▶ _COLLECTED MATERIAL_:
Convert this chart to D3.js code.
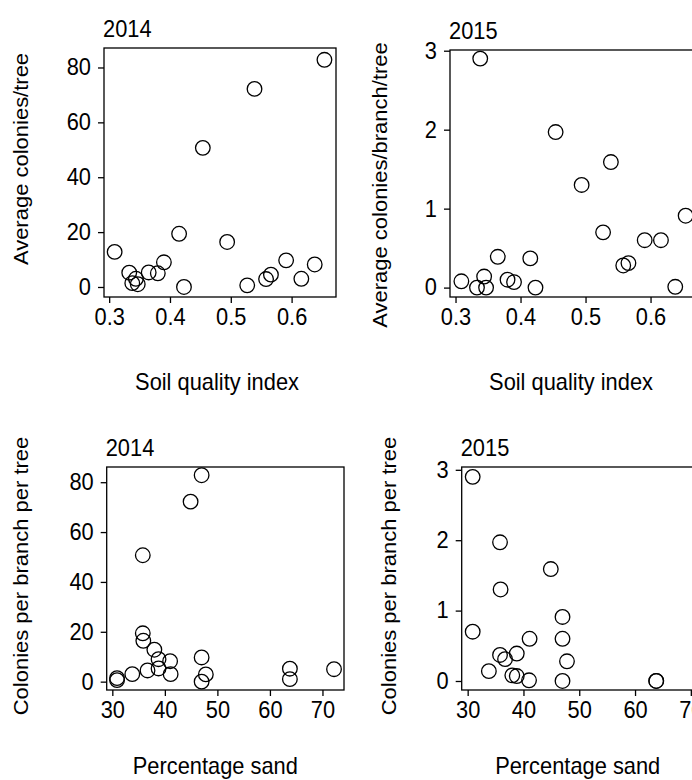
<!DOCTYPE html>
<html><head><meta charset="utf-8">
<script src="https://cdn.jsdelivr.net/npm/d3@7"></script>
<style>body{margin:0;background:#fff;overflow:hidden}svg{display:block}</style>
</head><body><svg id="c" width="692" height="780"></svg>
<script>
// site-level data (20 sites)
const soilQuality = [0.309,0.333,0.344,0.338,0.347,0.365,0.380,0.390,0.415,0.423,0.454,0.494,0.527,0.539,0.558,0.566,0.591,0.616,0.638,0.654];
const sandPct     = [38.0,63.8,33.8,30.9,63.8,38.8,72.2,38.8,35.8,47.0,35.8,35.9,30.9,44.9,47.8,36.7,47.0,41.1,41.0,47.0];
const colonies2014 = [12.8,5.2,3.0,1.4,1.0,5.3,5.0,9.0,19.4,0.0,50.7,16.4,0.6,72.2,2.9,4.5,9.7,3.0,8.2,82.8];
const colonies2015 = [0.08,0.0,0.14,2.90,0.0,0.39,0.10,0.07,0.37,0.0,1.97,1.30,0.70,1.59,0.28,0.31,0.60,0.60,0.01,0.91];
const ticks2014 = [0,20,40,60,80];
const ticks2015 = [0,1,2,3];
const ticksSoil = [0.3,0.4,0.5,0.6];
const ticksSand = [30,40,50,60,70];
const years = ["2014","2015"];
const xTitles = ["Soil quality index","Percentage sand"];
const yTitles = ["Average colonies/tree","Average colonies/branch/tree","Colonies per branch per tree","Colonies per branch per tree"];

const FONT = "'Liberation Sans', Arial, sans-serif";
const SX = 0.95;
const TICKF = 23, TITLEF = 23, YEARF = 23, YLABF = 22;
const svg = d3.select("#c");

const panels = [
  {x:soilQuality, y:colonies2014, xd:[0.2915,0.673], yd:[-3.65,87.1], xr:[104,336], yr:[297,48], xt:ticksSoil, yt:ticks2014, fx:d3.format(".1f"), title:years[0], xlab:xTitles[0], ylab:yTitles[0], ylx:28, yly:159, xlo:93, xlx:-3},
  {x:soilQuality, y:colonies2015, xd:[0.2915,0.673], yd:[-0.119,3.009], xr:[450,698], yr:[297,50], xt:ticksSoil, yt:ticks2015, fx:d3.format(".1f"), title:years[1], xlab:xTitles[0], ylab:yTitles[1], ylx:387, yly:185, xlo:93, xlx:-3},
  {x:sandPct, y:colonies2014, xd:[28.93,74.1], yd:[-3.35,86.1], xr:[106.7,344], yr:[690,467], xt:ticksSand, yt:ticks2014, fx:d3.format("d"), title:years[0], xlab:xTitles[1], ylab:yTitles[2], ylx:28, yly:576, xlo:84, xlx:-10},
  {x:sandPct, y:colonies2015, xd:[28.93,74.1], yd:[-0.128,3.04], xr:[461.7,713.7], yr:[690,467], xt:ticksSand, yt:ticks2015, fx:d3.format("d"), title:years[1], xlab:xTitles[1], ylab:yTitles[3], ylx:396, yly:576, xlo:84, xlx:-10}
];

function label(x, y, s, size, anchor, rot){
  svg.append("text")
    .attr("transform", rot ? `translate(${x},${y}) rotate(-90) scale(1,${SX})` : `translate(${x},${y}) scale(${SX},1)`)
    .attr("text-anchor", anchor).attr("font-family", FONT).attr("font-size", size).attr("fill","#000").text(s);
}

panels.forEach(p => {
  const xs = d3.scaleLinear().domain(p.xd).range(p.xr);
  const ys = d3.scaleLinear().domain(p.yd).range(p.yr);
  const g = svg.append("g");
  g.append("rect").attr("x", p.xr[0]).attr("y", p.yr[1]).attr("width", p.xr[1]-p.xr[0]).attr("height", p.yr[0]-p.yr[1])
    .attr("fill","none").attr("stroke","#000").attr("stroke-width",1.3);
  const ax = g.append("g").attr("transform",`translate(0,${p.yr[0]})`)
    .call(d3.axisBottom(xs).tickValues(p.xt).tickFormat(p.fx).tickSize(6).tickPadding(6));
  const ay = g.append("g").attr("transform",`translate(${p.xr[0]},0)`)
    .call(d3.axisLeft(ys).tickValues(p.yt).tickFormat(d3.format("d")).tickSize(6).tickPadding(7));
  [ax, ay].forEach(a => {
    a.select(".domain").remove();
    a.selectAll("line").attr("stroke","#000").attr("stroke-width",1.3);
    a.selectAll("text").attr("font-family",FONT).attr("font-size",TICKF).attr("fill","#000");
  });
  ay.selectAll("text").each(function(){
    const t = d3.select(this); const x = +t.attr("x");
    t.attr("x", x/SX).attr("transform",`scale(${SX},1)`);
  });
  ax.selectAll("text").attr("transform",`scale(${SX},1)`);
  g.append("g").selectAll("circle").data(d3.range(p.x.length)).join("circle")
    .attr("cx", i => xs(p.x[i])).attr("cy", i => ys(p.y[i])).attr("r",7.3)
    .attr("fill","none").attr("stroke","#000").attr("stroke-width",1.3);
  label(p.xr[0]-1, p.yr[1]-11, p.title, YEARF, "start", false);
  label((p.xr[0]+p.xr[1])/2 + p.xlx, p.yr[0]+p.xlo, p.xlab, TITLEF, "middle", false);
  label(p.ylx, p.yly, p.ylab, YLABF, "middle", true);
});
</script></body></html>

▶ _WHAT IS ASKED_:
Look through the listing and extract every line with "this" in it.

▶ _ANSWER BELOW_:
Convert this chart to D3.js code.
    const t = d3.select(this); const x = +t.attr("x");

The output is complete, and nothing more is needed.